begin RAW RECORDS
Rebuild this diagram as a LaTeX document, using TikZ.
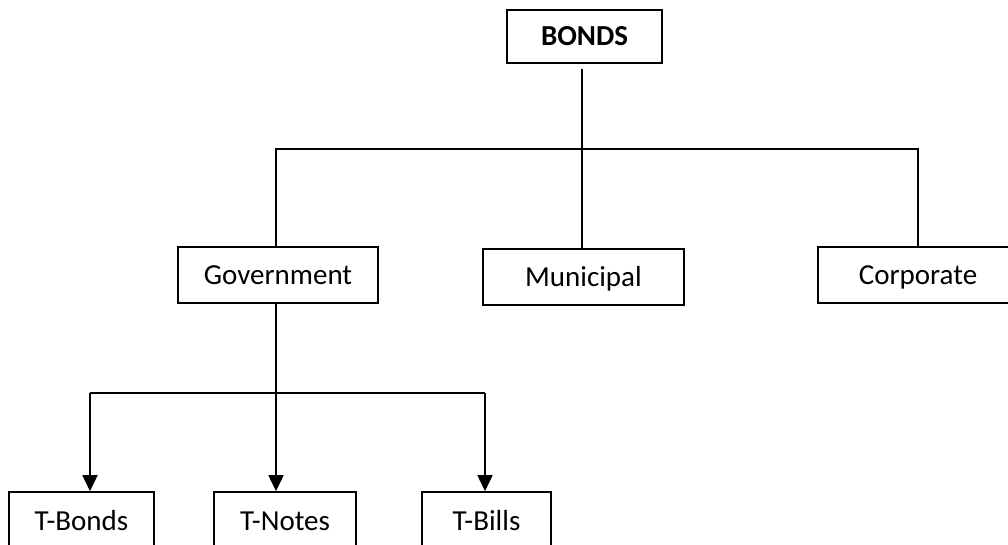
\documentclass[tikz,border=0pt]{standalone}
\usepackage{fontspec}
\setmainfont{Carlito}
\usetikzlibrary{arrows.meta}
\tikzset{
  box/.style={draw, line width=1.6pt, fill=white, inner sep=0pt, font=\fontsize{29}{32}\selectfont, align=center, text height=18.7pt, text depth=0pt},
  conn/.style={line width=1.6pt},
  arr/.style={line width=1.6pt, -{Triangle[length=16pt,width=15pt]}}
}
\begin{document}
\begin{tikzpicture}[x=1pt,y=-1pt]
\useasboundingbox (0,0) rectangle (1008,544);
\clip (0,0) rectangle (1008,544);
\node[box, minimum width=155pt, minimum height=53pt, font=\fontsize{29}{32}\selectfont\bfseries] (bonds) at (584.5,36.5) {BONDS};
\node[box, minimum width=200pt, minimum height=56pt] (gov) at (278,275) {Government};
\node[box, minimum width=201pt, minimum height=56pt] (muni) at (583.5,277) {Municipal};
\node[box, minimum width=200pt, minimum height=56pt] (corp) at (918,275) {Corporate};
\node[box, minimum width=145pt, minimum height=58pt] (tb) at (81.5,521) {T-Bonds};
\node[box, minimum width=142pt, minimum height=58pt] (tn) at (285,521) {T-Notes};
\node[box, minimum width=129pt, minimum height=58pt] (tbl) at (486.5,521) {T-Bills};
\coordinate (hub) at (582,149);
\coordinate (hl) at (276,149);
\coordinate (hr) at (918,149);
\coordinate (lhub) at (276,393);
\coordinate (ll) at (90,393);
\coordinate (lr) at (485,393);
\draw[conn, shorten <=5pt] (bonds.south -| hub) -- (hub);
\draw[conn] (gov.north -| hl) -- (hl) -- (hr) -- (corp.north -| hr);
\draw[conn] (hub) -- (muni.north -| hub);
\draw[conn] (gov.south -| lhub) -- (lhub);
\draw[conn] (ll) -- (lr);
\draw[arr] (ll) -- (tb.north -| ll);
\draw[arr] (lhub) -- (tn.north -| lhub);
\draw[arr] (lr) -- (tbl.north -| lr);
\end{tikzpicture}
\end{document}
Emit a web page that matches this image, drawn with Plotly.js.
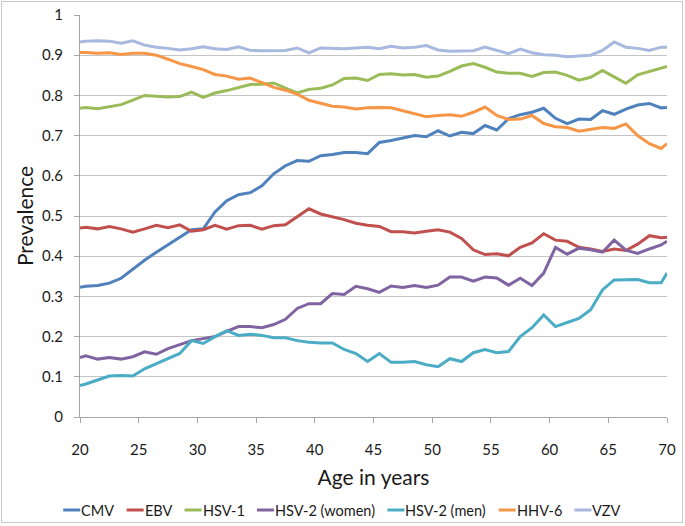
end RAW RECORDS
• _INSTRUCTIONS TO FOLLOW_: Excluding the pictures, reproduce every entry exactly as given.

• _IN RESPONSE_:
Rebuild this diagram as a LaTeX document, using TikZ.
\documentclass[tikz,border=0pt]{standalone}
\usepackage{fontspec}
\setmainfont{Carlito}
\usetikzlibrary{arrows.meta}
\tikzset{
  box/.style={draw, line width=1.6pt, fill=white, inner sep=0pt, font=\fontsize{29}{32}\selectfont, align=center, text height=18.7pt, text depth=0pt},
  conn/.style={line width=1.6pt},
  arr/.style={line width=1.6pt, -{Triangle[length=16pt,width=15pt]}}
}
\begin{document}
\begin{tikzpicture}[x=1pt,y=-1pt]
\useasboundingbox (0,0) rectangle (1008,544);
\clip (0,0) rectangle (1008,544);
\node[box, minimum width=155pt, minimum height=53pt, font=\fontsize{29}{32}\selectfont\bfseries] (bonds) at (584.5,36.5) {BONDS};
\node[box, minimum width=200pt, minimum height=56pt] (gov) at (278,275) {Government};
\node[box, minimum width=201pt, minimum height=56pt] (muni) at (583.5,277) {Municipal};
\node[box, minimum width=200pt, minimum height=56pt] (corp) at (918,275) {Corporate};
\node[box, minimum width=145pt, minimum height=58pt] (tb) at (81.5,521) {T-Bonds};
\node[box, minimum width=142pt, minimum height=58pt] (tn) at (285,521) {T-Notes};
\node[box, minimum width=129pt, minimum height=58pt] (tbl) at (486.5,521) {T-Bills};
\coordinate (hub) at (582,149);
\coordinate (hl) at (276,149);
\coordinate (hr) at (918,149);
\coordinate (lhub) at (276,393);
\coordinate (ll) at (90,393);
\coordinate (lr) at (485,393);
\draw[conn, shorten <=5pt] (bonds.south -| hub) -- (hub);
\draw[conn] (gov.north -| hl) -- (hl) -- (hr) -- (corp.north -| hr);
\draw[conn] (hub) -- (muni.north -| hub);
\draw[conn] (gov.south -| lhub) -- (lhub);
\draw[conn] (ll) -- (lr);
\draw[arr] (ll) -- (tb.north -| ll);
\draw[arr] (lhub) -- (tn.north -| lhub);
\draw[arr] (lr) -- (tbl.north -| lr);
\end{tikzpicture}
\end{document}
Emit a web page that matches this image, drawn with Plotly.js.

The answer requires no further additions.